There are a growing number of industry-sponsored ways to learn to ride a motorcycle and share two-wheel experiences with others. Can these programs reboot new U.S. motorcycle sales to pre-recession numbers?
Honda said it has increased the number of female and entry-level buyers, but that has as much to do with shifting product design as rider-experience programs, Honda execs said. The company has expanded the number of motorcycles with less weight, smaller engines, lower seats and lower prices, all of which make them more widely accessible both physically and financially. BMW, too, has added products better positioned to capture new riders, such as its one-cylinder, $4,750, 349-pound G 310 R.
Sanford C. Bernstein Industry analyst David Beckel suggests slumping new U.S. motorcycle sales over the last decade may have more to do with mismatched product design and placement than marketing or a diminished rider base.
“If you look at registrations as a proxy for used motorcycle sales, and then look at new and used transactions, you don’t see the same nosedive — there was a bounceback you don’t see from new bikes sales,” said Bickel, flagging proprietary IHS data. “Why so many people are buying used bikes vs. new, that presents as many questions as it does answers.”
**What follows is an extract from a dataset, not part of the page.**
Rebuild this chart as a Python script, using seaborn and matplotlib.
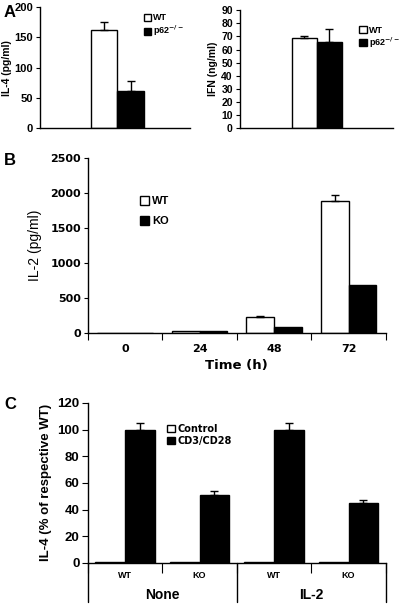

Give a Shift founder Robert Pandya follows the same wavelength. “There are probably three used motorcycles sold to every new one,” he said, but he comes back to flawed marketing.
“In terms of new bike sales, we don’t have a product problem, we have a broader desirability problem,” said Pandya. “The products on the North American market are some of the best ever available, with huge variety... price range... but we’re in this pattern of marketing to... a market that is getting smaller and smaller.”
Pandya believes industry-led marketing should be more targeted at Gen Xers, who have been overlooked between Boomers and Millennials and “are about to become empty nesters with disposable income.”
Can industry-led rider-experience programs boost new U.S. motorcycle sales?
“Anything the industry does is probably helping at some level, but whether that’s a compelling level is the question,” Pandya said.
He thinks motorcycle marketing would be more effective if it were consolidated across companies through the AMA “to create experience centers and experience tours on a closed course, the right types of bikes, and inviting e-motorcycle makers in with automatic bikes that are easier for beginners.”
So maybe the simple conclusion from all this is that U.S. industry-led rider experience programs need to be more robust, must be paired with design and product placement (i,e., smaller bikes with more tech), and should be more collaborative versus siloed among companies. Even then, a little spreadsheet math shows that returning to pre-recession levels of new bike sales in this country could be a pipe dream. It would take 12 years of consistent five percent growth for new motorcycles sales in the U.S. to meet that 2008 marker of over one million a year.
As David Beckel put it, “I don’t know that these industry led-marketing programs are going to be the thing that fixes the sales problem... but given where things are, they can’t hurt.”